The military medical staff are already part of the NHS. My niece works in A&E in a large hospital. Last night they were very busy, all patients COVID related illnesses and they were 7 staff members down. Not quite sure where these “extra” drs and nurses will come from

Which is why medics should have had the vaccine first.

There aren't enough vaccines. We've run out.

Whitewavemark2 Fri 01-Jan-21 19:16:54

Who is to staff these hospitals. Does anyone know?

growstuff Fri 01-Jan-21 19:17:23

Genty

There would be sufficient staff if the hospitals werent at full capacity with all the covd patients.

I don't understand the logic of this. Transferring patients to Nightingale hospitals would mean diverting staff from normal hospitals, so there would be even fewer staff and empty beds.

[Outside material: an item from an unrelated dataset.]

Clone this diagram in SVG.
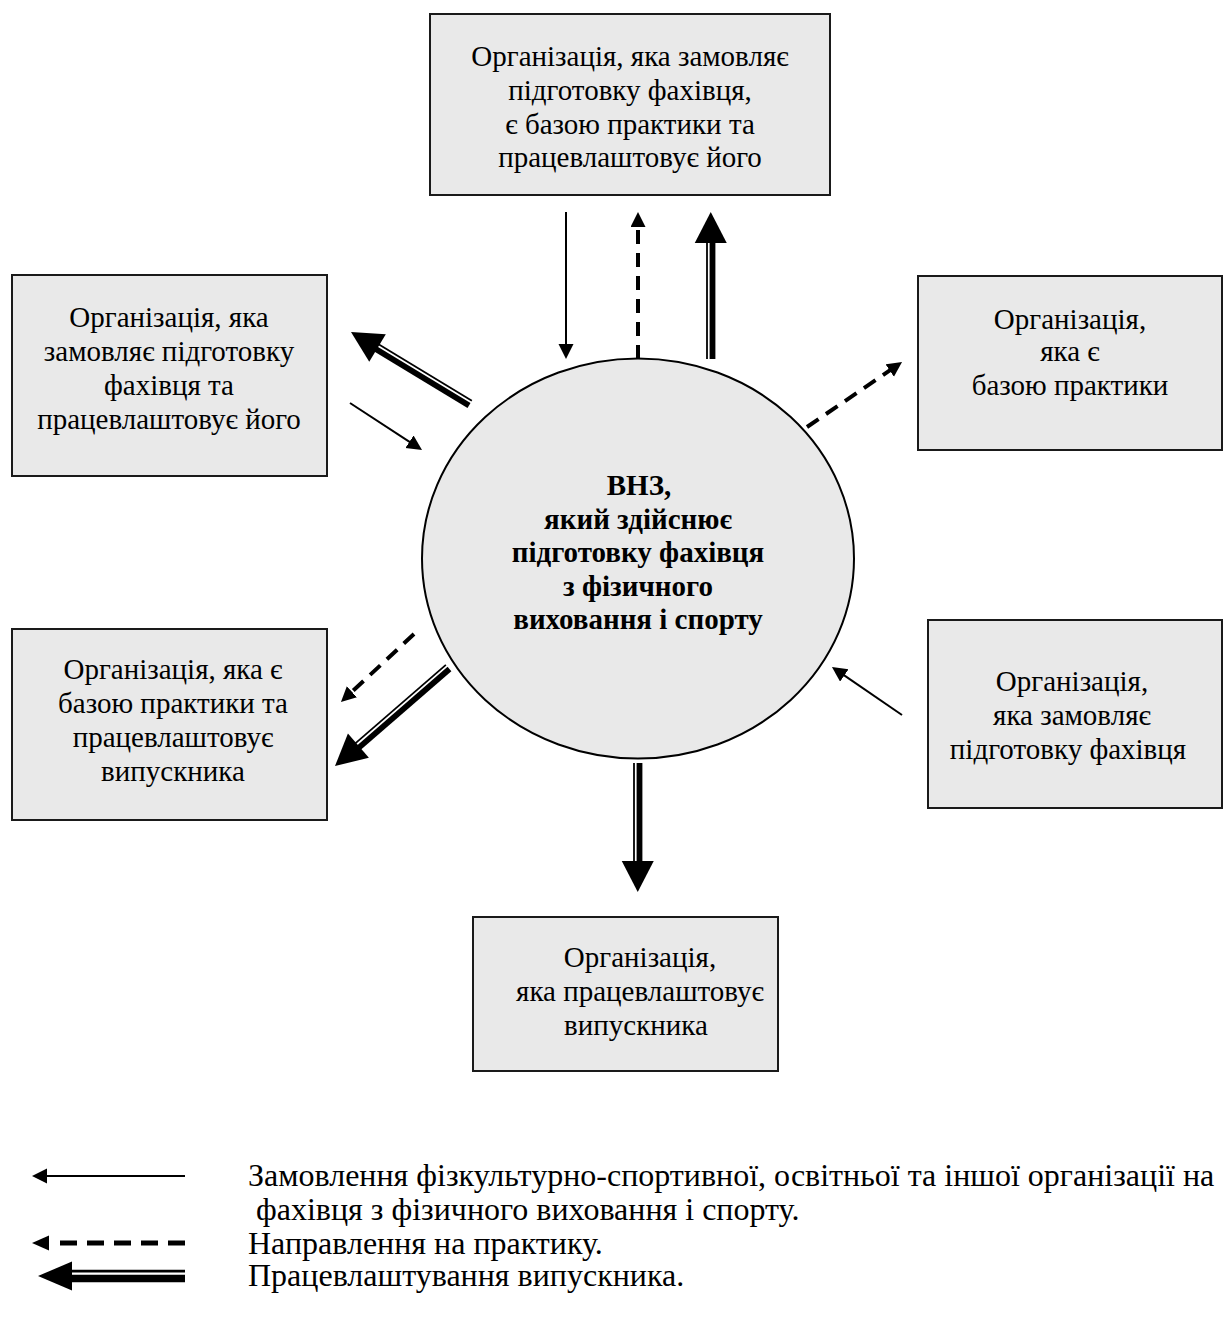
<svg xmlns="http://www.w3.org/2000/svg" width="1224" height="1321" viewBox="0 0 1224 1321">
<defs>
<style>
.box{fill:#e9e9e9;stroke:#1a1a1a;stroke-width:2}
.t{font-family:"Liberation Serif","Times New Roman",serif;font-size:29px;fill:#000;text-anchor:middle}
.tb{font-family:"Liberation Serif","Times New Roman",serif;font-size:29px;font-weight:bold;fill:#000;text-anchor:middle}
.lg{font-family:"Liberation Serif","Times New Roman",serif;font-size:32px;fill:#000}
.thin{stroke:#000;stroke-width:2;fill:none;marker-end:url(#ah)}
.dash{stroke:#000;stroke-width:4;fill:none;stroke-dasharray:14 9;marker-end:url(#ah)}
.dthin{stroke:#000;stroke-width:1.8}
.dthick{stroke:#000;stroke-width:5.8}
</style>
<marker id="ah" markerUnits="userSpaceOnUse" markerWidth="16" markerHeight="16" viewBox="0 0 16 16" refX="1" refY="7.5" orient="auto">
<path d="M0,0 L15,7.5 L0,15 Z" fill="#000"/>
</marker>
</defs>
<rect width="1224" height="1321" fill="#fff"/>

<g id="node-top">
<rect class="box" x="430" y="14" width="400" height="181"/>
<text class="t"><tspan x="630" y="66">Організація, яка замовляє</tspan><tspan x="630" y="100">підготовку фахівця,</tspan><tspan x="630" y="134">є базою практики та</tspan><tspan x="630" y="167">працевлаштовує його</tspan></text>
</g>
<g id="node-left1">
<rect class="box" x="12" y="275" width="315" height="201"/>
<text class="t"><tspan x="169" y="327">Організація, яка</tspan><tspan x="169" y="361">замовляє підготовку</tspan><tspan x="169" y="395">фахівця та</tspan><tspan x="169" y="429">працевлаштовує його</tspan></text>
</g>
<g id="node-right1">
<rect class="box" x="918" y="276" width="304" height="174"/>
<text class="t"><tspan x="1070" y="329">Організація,</tspan><tspan x="1070" y="361">яка є</tspan><tspan x="1070" y="395">базою практики</tspan></text>
</g>
<g id="node-left2">
<rect class="box" x="12" y="629" width="315" height="191"/>
<text class="t"><tspan x="173" y="679">Організація, яка є</tspan><tspan x="173" y="713">базою практики та</tspan><tspan x="173" y="747">працевлаштовує</tspan><tspan x="173" y="781">випускника</tspan></text>
</g>
<g id="node-right2">
<rect class="box" x="928" y="620" width="294" height="188"/>
<text class="t"><tspan x="1072" y="691">Організація,</tspan><tspan x="1072" y="725">яка замовляє</tspan><tspan x="1068" y="759">підготовку фахівця</tspan></text>
</g>
<g id="node-bottom">
<rect class="box" x="473" y="917" width="305" height="154"/>
<text class="t"><tspan x="640" y="967">Організація,</tspan><tspan x="640" y="1001">яка працевлаштовує</tspan><tspan x="636" y="1035">випускника</tspan></text>
</g>
<g id="node-center">
<ellipse cx="638" cy="558.5" rx="216" ry="200" fill="#e9e9e9" stroke="#000" stroke-width="2"/>
<text class="tb"><tspan x="639" y="495">ВНЗ,</tspan><tspan x="638" y="528.5">який здійснює</tspan><tspan x="638" y="562">підготовку фахівця</tspan><tspan x="638" y="595.5">з фізичного</tspan><tspan x="638" y="629">виховання і спорту</tspan></text>
</g>

<g id="connectors">
<line class="thin" x1="566" y1="212" x2="566" y2="345"/>
<line class="thin" x1="350" y1="403" x2="410.3" y2="442.3"/>
<line class="thin" x1="902" y1="715" x2="843.5" y2="674.9"/>
<line class="dash" x1="638" y1="359" x2="638" y2="226"/>
<line class="dash" x1="807" y1="427" x2="890.5" y2="369.9"/>
<line class="dash" x1="414" y1="634" x2="351.2" y2="692.5"/>

<g transform="translate(710.75,212) rotate(-90)">
<line class="dthin" x1="-147" y1="-3.75" x2="-29" y2="-3.75"/>
<line class="dthick" x1="-147" y1="1.75" x2="-29" y2="1.75"/>
<polygon points="0,0 -31,-16 -31,16" fill="#000"/>
</g>
<g transform="translate(351,332) rotate(-148.83)">
<line class="dthin" x1="-139" y1="3.75" x2="-29" y2="3.75"/>
<line class="dthick" x1="-139" y1="-1.75" x2="-29" y2="-1.75"/>
<polygon points="0,0 -31,-16 -31,16" fill="#000"/>
</g>
<g transform="translate(335,766) rotate(139.07)">
<line class="dthin" x1="-150" y1="3.75" x2="-29" y2="3.75"/>
<line class="dthick" x1="-150" y1="-1.75" x2="-29" y2="-1.75"/>
<polygon points="0,0 -31,-16 -31,16" fill="#000"/>
</g>
<g transform="translate(637.75,892) rotate(90)">
<line class="dthin" x1="-129" y1="3.75" x2="-29" y2="3.75"/>
<line class="dthick" x1="-129" y1="-1.75" x2="-29" y2="-1.75"/>
<polygon points="0,0 -31,-16 -31,16" fill="#000"/>
</g>
</g>

<g id="legend">
<line class="thin" x1="185" y1="1176" x2="46" y2="1176"/>
<line x1="185" y1="1243" x2="58" y2="1243" stroke="#000" stroke-width="5" stroke-dasharray="17 10"/>
<polygon points="32,1243 49,1235.5 49,1250.5" fill="#000"/>
<g transform="translate(38,1276) rotate(180)">
<line x1="-147" y1="4.8" x2="-32" y2="4.8" stroke="#000" stroke-width="2.7"/>
<line x1="-147" y1="-2.5" x2="-32" y2="-2.5" stroke="#000" stroke-width="7.3"/>
<polygon points="0,0 -34,-14.5 -34,14.5" fill="#000"/>
</g>
<text class="lg"><tspan x="248" y="1186">Замовлення фізкультурно-спортивної, освітньої та іншої організації на</tspan><tspan x="248" y="1220" xml:space="preserve"> фахівця з фізичного виховання і спорту.</tspan><tspan x="248" y="1254">Направлення на практику.</tspan><tspan x="248" y="1286">Працевлаштування випускника.</tspan></text>
</g>
</svg>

GagaJo Fri 01-Jan-21 19:25:27

I know we have run out Growstuff. But it should have been medics first. And should be medics first when we get our next supply.

growstuff Fri 01-Jan-21 19:26:24

Whitewavemark2

Who is to staff these hospitals. Does anyone know?

Apparently, military personnel are to be used. They're going to be very busy, as they're also supposed to be doing the tests in schools. Hope nobody declares war.

growstuff Fri 01-Jan-21 19:26:40

Or needs help with flooding.

Whitewavemark2 Fri 01-Jan-21 19:28:41

3 years ago, the government was told in gory detail how unprepared the country was in the event of a pandemic, and were advised in full detail what was needed to be done.

They did nothing.

growstuff Fri 01-Jan-21 19:31:20

Pandemics are only for those pesky foreigners who eat exotic animals and/or hug and kiss like Italians.

FarNorth Fri 01-Jan-21 19:32:02

A lot of nursing doesn't require special medical skills - it's to do with keeping patients clean and comfortable.
If the army is training personnel now, to do this work, that could take some strain off qualified nursing staff.

FarNorth Fri 01-Jan-21 19:33:25

And only a couple of weeks ago, our governments thought that 5 days of eased restrictions would be a good idea.

welbeck Fri 01-Jan-21 19:33:47

i would imagine that any military personnel with experience of intensive care are already being used in the nhs.
it takes 40-50 specialist staff to safely look after 10 ITU patients.
the current hosps are already under-staffed; how can they divert staff to nightingales.